Built to Execute and Test Code Autonomously
The new Codex agent runs on Codex-1, a variant of the O3 model, optimized for writing cleaner code and following instructions with greater precision. Unlike previous AI assistants, Codex is capable of autonomously testing its outputs and iterating until the code passes. It operates in a sandboxed virtual machine environment hosted in the cloud and can integrate with GitHub to preload repositories, making it capable of completing tasks like bug fixes, test creation, or feature implementation within 1 to 30 minutes.
Users retain access to their computers while Codex performs tasks in the background. The agent supports multiple simultaneous software engineering tasks and is now available to ChatGPT Pro, Team, and Enterprise users through the ChatGPT sidebar interface.
Codex Interface and Workflow
In ChatGPT, users can assign tasks to Codex by typing a prompt and selecting “Code” or “Ask,” depending on whether they want implementation or insight. Assigned tasks appear in a sidebar, allowing users to monitor progress.

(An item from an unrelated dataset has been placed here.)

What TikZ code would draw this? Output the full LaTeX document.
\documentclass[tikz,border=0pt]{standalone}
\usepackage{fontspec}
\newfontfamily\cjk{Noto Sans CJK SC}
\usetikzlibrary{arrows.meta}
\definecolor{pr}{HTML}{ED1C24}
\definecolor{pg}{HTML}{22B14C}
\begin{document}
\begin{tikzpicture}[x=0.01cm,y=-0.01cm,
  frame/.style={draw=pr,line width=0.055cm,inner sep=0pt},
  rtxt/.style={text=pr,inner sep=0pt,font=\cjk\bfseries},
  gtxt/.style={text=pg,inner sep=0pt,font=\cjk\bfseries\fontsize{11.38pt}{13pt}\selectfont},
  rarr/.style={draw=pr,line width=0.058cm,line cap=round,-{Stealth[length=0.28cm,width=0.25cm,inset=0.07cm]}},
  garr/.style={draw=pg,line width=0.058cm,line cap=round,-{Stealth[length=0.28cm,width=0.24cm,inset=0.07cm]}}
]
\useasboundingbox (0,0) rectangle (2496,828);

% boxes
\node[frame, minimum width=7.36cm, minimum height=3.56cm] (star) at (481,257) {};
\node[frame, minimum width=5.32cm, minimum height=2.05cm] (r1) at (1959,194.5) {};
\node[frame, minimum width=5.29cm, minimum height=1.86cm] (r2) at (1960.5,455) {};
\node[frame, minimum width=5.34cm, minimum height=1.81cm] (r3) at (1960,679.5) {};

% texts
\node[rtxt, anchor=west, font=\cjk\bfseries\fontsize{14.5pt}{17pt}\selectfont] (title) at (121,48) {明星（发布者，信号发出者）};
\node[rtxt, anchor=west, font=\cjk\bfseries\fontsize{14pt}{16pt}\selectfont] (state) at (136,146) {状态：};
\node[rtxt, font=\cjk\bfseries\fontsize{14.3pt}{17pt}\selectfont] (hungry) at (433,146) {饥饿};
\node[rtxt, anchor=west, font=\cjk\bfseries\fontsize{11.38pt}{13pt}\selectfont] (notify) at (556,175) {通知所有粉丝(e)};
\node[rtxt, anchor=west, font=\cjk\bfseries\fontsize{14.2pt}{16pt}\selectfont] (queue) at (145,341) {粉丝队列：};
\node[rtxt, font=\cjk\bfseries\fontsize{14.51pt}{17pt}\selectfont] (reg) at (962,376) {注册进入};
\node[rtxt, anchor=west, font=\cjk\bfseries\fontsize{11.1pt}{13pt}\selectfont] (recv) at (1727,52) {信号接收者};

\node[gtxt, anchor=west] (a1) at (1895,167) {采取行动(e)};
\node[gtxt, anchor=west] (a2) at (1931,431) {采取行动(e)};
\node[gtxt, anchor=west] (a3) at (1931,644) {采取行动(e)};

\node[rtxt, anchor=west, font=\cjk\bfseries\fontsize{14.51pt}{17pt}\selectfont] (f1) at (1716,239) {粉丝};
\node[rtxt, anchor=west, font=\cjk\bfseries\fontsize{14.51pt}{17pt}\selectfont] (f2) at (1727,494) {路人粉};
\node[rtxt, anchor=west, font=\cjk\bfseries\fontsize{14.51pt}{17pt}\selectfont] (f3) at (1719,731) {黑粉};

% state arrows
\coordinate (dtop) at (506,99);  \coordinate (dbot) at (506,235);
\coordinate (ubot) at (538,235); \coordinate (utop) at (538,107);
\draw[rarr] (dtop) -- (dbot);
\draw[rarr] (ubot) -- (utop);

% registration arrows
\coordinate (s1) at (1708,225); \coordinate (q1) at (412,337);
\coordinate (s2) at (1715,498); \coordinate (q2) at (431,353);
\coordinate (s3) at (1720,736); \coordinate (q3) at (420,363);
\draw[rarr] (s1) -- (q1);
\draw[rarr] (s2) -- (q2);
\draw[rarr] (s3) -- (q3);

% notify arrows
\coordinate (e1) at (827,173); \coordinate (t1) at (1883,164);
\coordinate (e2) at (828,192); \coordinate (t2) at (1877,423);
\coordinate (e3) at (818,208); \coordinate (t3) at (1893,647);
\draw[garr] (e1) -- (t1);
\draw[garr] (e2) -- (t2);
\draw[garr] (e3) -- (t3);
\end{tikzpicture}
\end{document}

OpenAI’s research lead Josh Tobin explained that the goal is for Codex to eventually function as a “virtual teammate,” capable of autonomously completing complex tasks that typically take engineers several hours or even days.
Safety, Limitations, and Future Roadmap
Codex operates in an air-gapped environment and does not access the public internet or third-party APIs, which reduces potential misuse but may also restrict certain use cases. OpenAI stated that Codex has safeguards in place to refuse requests for malicious software development. The tool inherits many of the O3 model’s safety mechanisms.
Despite the progress, OpenAI acknowledged its limitations. AI coding agents remain prone to mistakes, especially during debugging. A recent Microsoft study found that many top-tier models, including Claude 3.7 Sonnet and o3-mini, failed to reliably fix broken code.
In addition, OpenAI is updating Codex CLI, its open-source terminal-based coding agent, with an o4-mini model optimized for engineering tasks. This new version is now the default in Codex CLI and will also be accessible via OpenAI’s API, priced at $1.50 per million input tokens and $6 per million output tokens.